| What to work on |
Reproduce nothing but the lines from the one with "Recreate this image" through the one with "ax = fig.add_axes([101", exactly and with both ends. Omit pictures.

| Dataset entries |
.....

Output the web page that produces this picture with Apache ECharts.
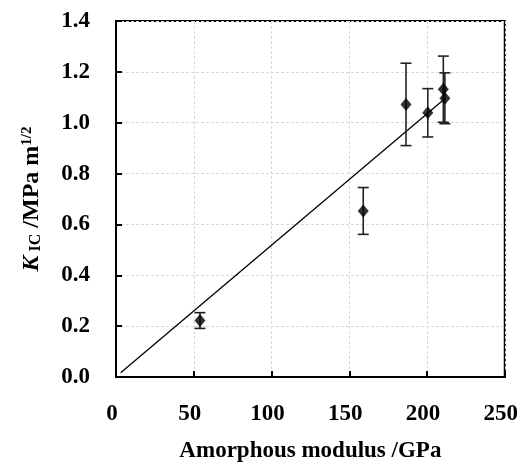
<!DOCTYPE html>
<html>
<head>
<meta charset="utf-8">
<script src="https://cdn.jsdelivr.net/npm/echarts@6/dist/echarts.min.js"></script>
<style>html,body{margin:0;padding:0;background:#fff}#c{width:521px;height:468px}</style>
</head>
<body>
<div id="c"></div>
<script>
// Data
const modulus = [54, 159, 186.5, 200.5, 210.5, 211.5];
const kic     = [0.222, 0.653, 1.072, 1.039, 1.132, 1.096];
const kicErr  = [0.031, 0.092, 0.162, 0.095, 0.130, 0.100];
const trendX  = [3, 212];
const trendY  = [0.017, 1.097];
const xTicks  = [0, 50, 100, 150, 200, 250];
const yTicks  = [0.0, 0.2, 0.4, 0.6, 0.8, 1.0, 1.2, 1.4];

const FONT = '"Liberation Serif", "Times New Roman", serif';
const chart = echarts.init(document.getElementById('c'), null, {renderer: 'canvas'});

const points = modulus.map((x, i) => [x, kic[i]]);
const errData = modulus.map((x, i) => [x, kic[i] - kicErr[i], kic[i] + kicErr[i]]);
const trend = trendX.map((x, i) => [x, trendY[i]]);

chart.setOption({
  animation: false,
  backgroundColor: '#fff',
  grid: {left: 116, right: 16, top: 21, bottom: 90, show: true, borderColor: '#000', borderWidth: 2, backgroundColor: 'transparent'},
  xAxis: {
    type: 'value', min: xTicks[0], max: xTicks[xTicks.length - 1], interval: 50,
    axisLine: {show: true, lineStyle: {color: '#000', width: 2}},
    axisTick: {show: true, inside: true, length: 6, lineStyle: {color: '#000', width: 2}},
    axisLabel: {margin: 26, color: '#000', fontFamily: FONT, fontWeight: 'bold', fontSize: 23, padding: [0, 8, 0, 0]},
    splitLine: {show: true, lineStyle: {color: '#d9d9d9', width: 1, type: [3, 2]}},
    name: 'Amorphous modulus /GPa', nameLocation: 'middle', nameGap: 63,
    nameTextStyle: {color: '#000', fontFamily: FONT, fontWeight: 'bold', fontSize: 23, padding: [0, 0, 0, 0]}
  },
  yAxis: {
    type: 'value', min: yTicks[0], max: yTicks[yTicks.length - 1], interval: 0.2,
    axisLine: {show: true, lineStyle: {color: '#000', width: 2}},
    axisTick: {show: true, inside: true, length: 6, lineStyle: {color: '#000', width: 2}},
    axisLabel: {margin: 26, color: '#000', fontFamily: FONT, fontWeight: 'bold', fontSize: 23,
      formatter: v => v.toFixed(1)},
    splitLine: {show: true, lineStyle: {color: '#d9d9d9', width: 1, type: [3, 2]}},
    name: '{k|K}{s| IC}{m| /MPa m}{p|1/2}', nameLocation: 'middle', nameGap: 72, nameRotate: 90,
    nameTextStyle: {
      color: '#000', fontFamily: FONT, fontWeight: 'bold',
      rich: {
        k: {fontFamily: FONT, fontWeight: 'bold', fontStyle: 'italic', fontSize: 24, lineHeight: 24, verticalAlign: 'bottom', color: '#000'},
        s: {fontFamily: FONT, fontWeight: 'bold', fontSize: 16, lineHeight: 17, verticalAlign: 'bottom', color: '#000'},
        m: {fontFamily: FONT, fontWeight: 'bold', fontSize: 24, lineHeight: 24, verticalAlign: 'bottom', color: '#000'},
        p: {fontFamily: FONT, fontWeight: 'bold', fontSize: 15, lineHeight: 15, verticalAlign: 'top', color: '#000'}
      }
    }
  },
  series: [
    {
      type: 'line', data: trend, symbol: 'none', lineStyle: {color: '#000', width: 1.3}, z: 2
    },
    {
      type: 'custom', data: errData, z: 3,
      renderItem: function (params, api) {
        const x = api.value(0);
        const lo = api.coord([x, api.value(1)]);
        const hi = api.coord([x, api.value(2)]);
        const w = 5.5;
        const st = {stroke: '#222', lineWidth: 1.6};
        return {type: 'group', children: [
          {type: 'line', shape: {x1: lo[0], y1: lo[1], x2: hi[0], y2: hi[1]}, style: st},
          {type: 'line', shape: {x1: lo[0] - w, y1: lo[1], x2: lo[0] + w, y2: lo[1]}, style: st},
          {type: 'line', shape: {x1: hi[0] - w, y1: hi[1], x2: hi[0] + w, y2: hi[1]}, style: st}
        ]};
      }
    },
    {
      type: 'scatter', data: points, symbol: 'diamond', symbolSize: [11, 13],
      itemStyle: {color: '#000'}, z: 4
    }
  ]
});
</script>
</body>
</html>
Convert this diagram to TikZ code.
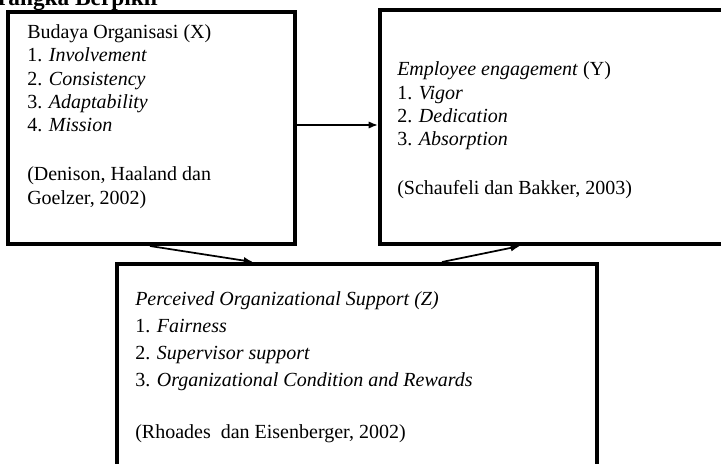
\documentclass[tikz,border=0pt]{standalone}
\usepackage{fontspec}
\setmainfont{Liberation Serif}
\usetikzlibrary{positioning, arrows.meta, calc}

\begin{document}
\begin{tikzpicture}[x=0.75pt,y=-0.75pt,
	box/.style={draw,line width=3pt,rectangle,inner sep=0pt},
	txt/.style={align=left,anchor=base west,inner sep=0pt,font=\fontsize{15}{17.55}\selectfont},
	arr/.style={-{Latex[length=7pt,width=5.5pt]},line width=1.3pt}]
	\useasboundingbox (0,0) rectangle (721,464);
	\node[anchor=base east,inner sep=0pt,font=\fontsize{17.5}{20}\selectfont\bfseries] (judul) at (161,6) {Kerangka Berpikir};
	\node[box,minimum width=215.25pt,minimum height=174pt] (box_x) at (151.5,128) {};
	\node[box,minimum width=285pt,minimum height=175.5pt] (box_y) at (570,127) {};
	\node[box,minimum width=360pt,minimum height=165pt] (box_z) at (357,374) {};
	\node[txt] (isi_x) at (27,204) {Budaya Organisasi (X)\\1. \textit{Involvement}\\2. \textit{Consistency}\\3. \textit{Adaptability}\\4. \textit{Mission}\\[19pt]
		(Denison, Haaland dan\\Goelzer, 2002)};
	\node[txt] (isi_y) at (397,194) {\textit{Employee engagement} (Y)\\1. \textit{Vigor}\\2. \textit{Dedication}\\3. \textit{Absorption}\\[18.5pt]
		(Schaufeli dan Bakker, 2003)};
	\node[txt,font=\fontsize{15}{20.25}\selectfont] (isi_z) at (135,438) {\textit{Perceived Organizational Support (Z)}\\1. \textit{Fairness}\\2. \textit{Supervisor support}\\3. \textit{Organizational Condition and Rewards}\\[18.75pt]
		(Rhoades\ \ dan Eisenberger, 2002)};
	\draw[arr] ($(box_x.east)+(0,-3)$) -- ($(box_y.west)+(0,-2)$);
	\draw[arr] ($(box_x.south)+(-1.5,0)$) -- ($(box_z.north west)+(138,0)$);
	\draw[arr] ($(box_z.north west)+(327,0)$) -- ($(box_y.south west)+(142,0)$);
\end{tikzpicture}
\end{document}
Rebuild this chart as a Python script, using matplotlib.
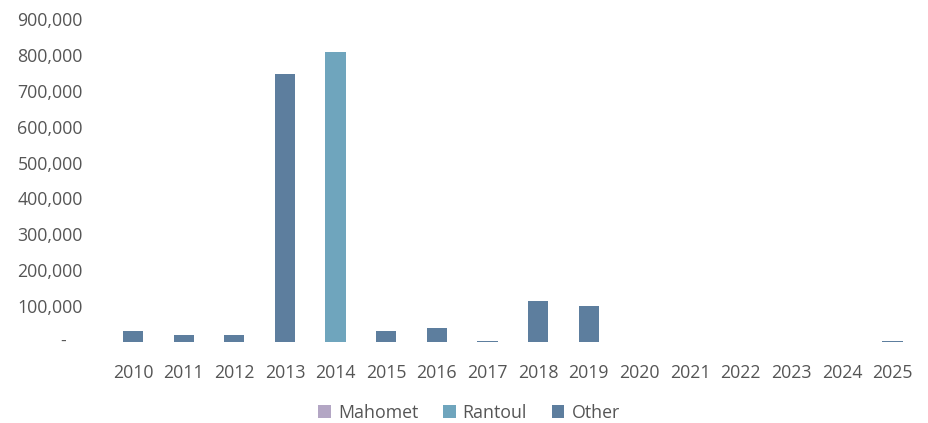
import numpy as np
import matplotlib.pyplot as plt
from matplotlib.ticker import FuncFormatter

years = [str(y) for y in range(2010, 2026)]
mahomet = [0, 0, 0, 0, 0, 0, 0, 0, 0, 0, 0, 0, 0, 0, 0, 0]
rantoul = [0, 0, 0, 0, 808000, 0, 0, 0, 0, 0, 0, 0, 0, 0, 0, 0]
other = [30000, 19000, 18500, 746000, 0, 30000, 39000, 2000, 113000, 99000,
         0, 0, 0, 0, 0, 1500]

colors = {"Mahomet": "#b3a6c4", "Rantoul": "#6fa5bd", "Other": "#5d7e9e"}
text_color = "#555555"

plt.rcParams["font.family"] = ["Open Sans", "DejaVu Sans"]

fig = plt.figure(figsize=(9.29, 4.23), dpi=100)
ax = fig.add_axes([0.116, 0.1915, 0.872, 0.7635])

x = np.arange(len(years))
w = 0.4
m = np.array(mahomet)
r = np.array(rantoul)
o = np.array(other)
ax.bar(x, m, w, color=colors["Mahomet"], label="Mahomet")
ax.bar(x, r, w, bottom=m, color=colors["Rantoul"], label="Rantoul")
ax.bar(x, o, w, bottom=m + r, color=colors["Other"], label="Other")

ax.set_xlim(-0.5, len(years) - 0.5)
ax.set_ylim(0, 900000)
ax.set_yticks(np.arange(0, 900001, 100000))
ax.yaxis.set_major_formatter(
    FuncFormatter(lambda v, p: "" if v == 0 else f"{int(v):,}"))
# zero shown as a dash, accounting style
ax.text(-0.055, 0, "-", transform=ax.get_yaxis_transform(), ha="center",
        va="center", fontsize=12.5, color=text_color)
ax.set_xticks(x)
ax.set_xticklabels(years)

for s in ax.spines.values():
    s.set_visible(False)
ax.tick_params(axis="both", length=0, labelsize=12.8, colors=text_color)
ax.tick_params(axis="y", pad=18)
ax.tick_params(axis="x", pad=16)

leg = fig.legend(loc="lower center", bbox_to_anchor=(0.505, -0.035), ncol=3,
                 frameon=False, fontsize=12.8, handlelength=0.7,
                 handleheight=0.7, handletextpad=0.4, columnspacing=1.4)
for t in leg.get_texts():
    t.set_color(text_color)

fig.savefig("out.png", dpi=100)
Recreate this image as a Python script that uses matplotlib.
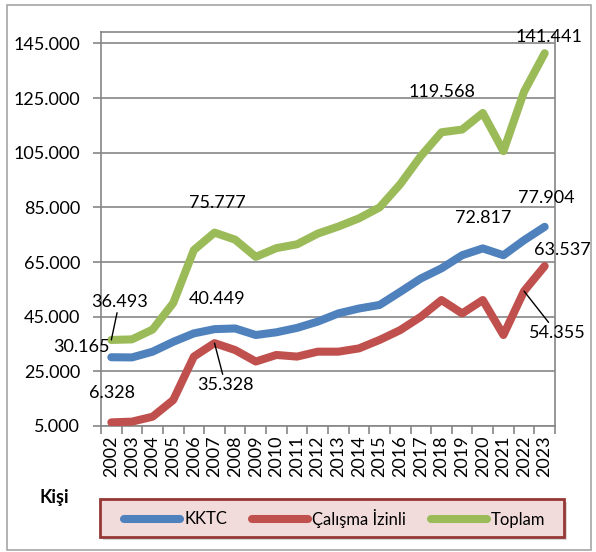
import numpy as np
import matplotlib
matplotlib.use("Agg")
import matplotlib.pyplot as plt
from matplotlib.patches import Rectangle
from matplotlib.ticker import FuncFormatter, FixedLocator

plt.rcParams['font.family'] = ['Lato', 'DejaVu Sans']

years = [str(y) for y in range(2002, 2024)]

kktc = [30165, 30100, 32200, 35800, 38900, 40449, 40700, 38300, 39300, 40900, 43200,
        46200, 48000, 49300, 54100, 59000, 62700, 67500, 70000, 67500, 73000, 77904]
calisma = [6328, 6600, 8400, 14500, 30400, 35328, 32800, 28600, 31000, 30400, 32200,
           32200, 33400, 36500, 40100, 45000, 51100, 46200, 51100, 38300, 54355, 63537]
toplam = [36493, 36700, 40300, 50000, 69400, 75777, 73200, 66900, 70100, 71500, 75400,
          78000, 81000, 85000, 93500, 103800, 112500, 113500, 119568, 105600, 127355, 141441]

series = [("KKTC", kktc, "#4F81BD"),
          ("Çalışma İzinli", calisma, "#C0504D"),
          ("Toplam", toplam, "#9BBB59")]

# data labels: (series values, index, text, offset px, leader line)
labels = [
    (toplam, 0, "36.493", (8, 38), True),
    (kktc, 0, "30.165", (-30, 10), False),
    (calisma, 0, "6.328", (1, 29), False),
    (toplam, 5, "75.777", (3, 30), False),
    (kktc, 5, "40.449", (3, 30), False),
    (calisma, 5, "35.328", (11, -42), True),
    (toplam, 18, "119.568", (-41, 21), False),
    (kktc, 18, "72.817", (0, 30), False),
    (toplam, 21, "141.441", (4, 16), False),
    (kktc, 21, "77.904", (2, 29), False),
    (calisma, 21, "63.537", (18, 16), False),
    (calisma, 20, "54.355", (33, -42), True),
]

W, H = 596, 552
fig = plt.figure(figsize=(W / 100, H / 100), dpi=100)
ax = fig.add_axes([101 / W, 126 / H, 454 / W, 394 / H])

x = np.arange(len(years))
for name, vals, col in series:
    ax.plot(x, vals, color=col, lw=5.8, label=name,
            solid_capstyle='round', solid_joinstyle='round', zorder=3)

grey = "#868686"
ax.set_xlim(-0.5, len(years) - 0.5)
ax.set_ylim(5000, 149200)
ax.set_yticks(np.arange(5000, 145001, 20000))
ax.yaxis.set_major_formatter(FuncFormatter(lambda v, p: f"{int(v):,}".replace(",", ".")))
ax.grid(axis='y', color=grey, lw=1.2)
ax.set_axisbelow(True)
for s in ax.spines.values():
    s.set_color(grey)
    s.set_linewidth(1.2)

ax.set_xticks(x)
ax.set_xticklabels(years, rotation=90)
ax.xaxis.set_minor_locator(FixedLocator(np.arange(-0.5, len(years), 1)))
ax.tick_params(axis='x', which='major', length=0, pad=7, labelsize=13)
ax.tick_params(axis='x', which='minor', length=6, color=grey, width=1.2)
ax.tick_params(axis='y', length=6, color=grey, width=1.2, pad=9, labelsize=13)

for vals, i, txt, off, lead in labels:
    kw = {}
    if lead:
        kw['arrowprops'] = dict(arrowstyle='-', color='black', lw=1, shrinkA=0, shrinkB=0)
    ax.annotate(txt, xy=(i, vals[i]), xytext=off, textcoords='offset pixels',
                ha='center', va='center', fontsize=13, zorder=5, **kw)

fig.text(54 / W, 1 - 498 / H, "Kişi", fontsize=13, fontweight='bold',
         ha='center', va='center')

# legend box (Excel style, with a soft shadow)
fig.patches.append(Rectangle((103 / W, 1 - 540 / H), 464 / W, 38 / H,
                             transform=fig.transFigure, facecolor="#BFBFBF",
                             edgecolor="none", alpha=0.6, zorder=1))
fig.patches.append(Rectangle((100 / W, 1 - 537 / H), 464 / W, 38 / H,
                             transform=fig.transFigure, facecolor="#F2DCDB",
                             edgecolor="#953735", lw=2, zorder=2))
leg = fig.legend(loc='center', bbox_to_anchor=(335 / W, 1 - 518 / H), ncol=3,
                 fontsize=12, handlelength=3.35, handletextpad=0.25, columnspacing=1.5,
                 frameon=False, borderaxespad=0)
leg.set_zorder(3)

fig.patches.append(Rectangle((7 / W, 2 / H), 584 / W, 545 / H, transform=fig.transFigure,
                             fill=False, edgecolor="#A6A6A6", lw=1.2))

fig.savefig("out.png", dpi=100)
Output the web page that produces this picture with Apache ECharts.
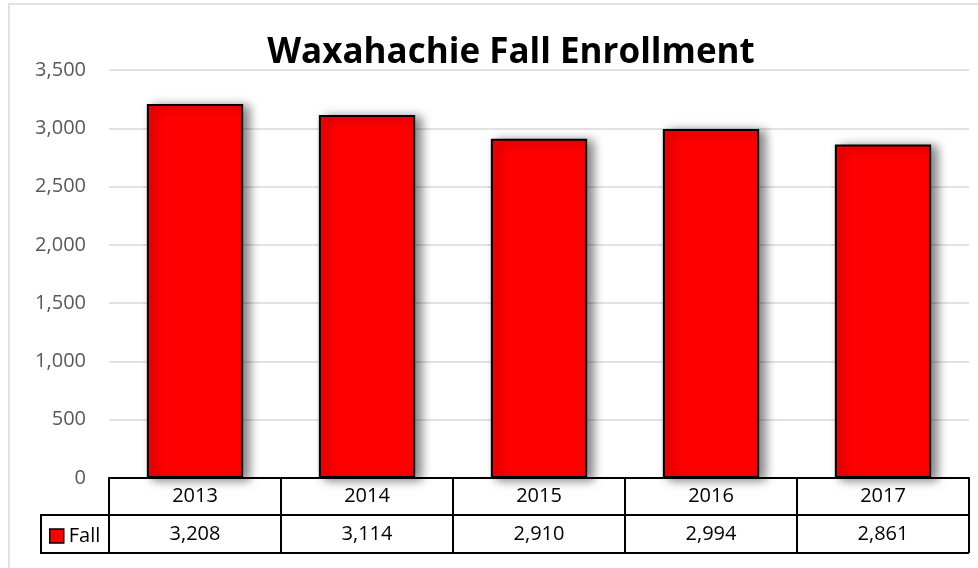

.....

| Solved problem |
Recreate this image as a Python script that uses matplotlib.
import numpy as np
import matplotlib
matplotlib.use("Agg")
import matplotlib.pyplot as plt
from matplotlib.patches import Rectangle
from matplotlib.ticker import FuncFormatter, FixedLocator

plt.rcParams['font.family'] = ['Lato', 'DejaVu Sans']

years = [str(y) for y in range(2002, 2024)]

kktc = [30165, 30100, 32200, 35800, 38900, 40449, 40700, 38300, 39300, 40900, 43200,
        46200, 48000, 49300, 54100, 59000, 62700, 67500, 70000, 67500, 73000, 77904]
calisma = [6328, 6600, 8400, 14500, 30400, 35328, 32800, 28600, 31000, 30400, 32200,
           32200, 33400, 36500, 40100, 45000, 51100, 46200, 51100, 38300, 54355, 63537]
toplam = [36493, 36700, 40300, 50000, 69400, 75777, 73200, 66900, 70100, 71500, 75400,
          78000, 81000, 85000, 93500, 103800, 112500, 113500, 119568, 105600, 127355, 141441]

series = [("KKTC", kktc, "#4F81BD"),
          ("Çalışma İzinli", calisma, "#C0504D"),
          ("Toplam", toplam, "#9BBB59")]

# data labels: (series values, index, text, offset px, leader line)
labels = [
    (toplam, 0, "36.493", (8, 38), True),
    (kktc, 0, "30.165", (-30, 10), False),
    (calisma, 0, "6.328", (1, 29), False),
    (toplam, 5, "75.777", (3, 30), False),
    (kktc, 5, "40.449", (3, 30), False),
    (calisma, 5, "35.328", (11, -42), True),
    (toplam, 18, "119.568", (-41, 21), False),
    (kktc, 18, "72.817", (0, 30), False),
    (toplam, 21, "141.441", (4, 16), False),
    (kktc, 21, "77.904", (2, 29), False),
    (calisma, 21, "63.537", (18, 16), False),
    (calisma, 20, "54.355", (33, -42), True),
]

W, H = 596, 552
fig = plt.figure(figsize=(W / 100, H / 100), dpi=100)
ax = fig.add_axes([101 / W, 126 / H, 454 / W, 394 / H])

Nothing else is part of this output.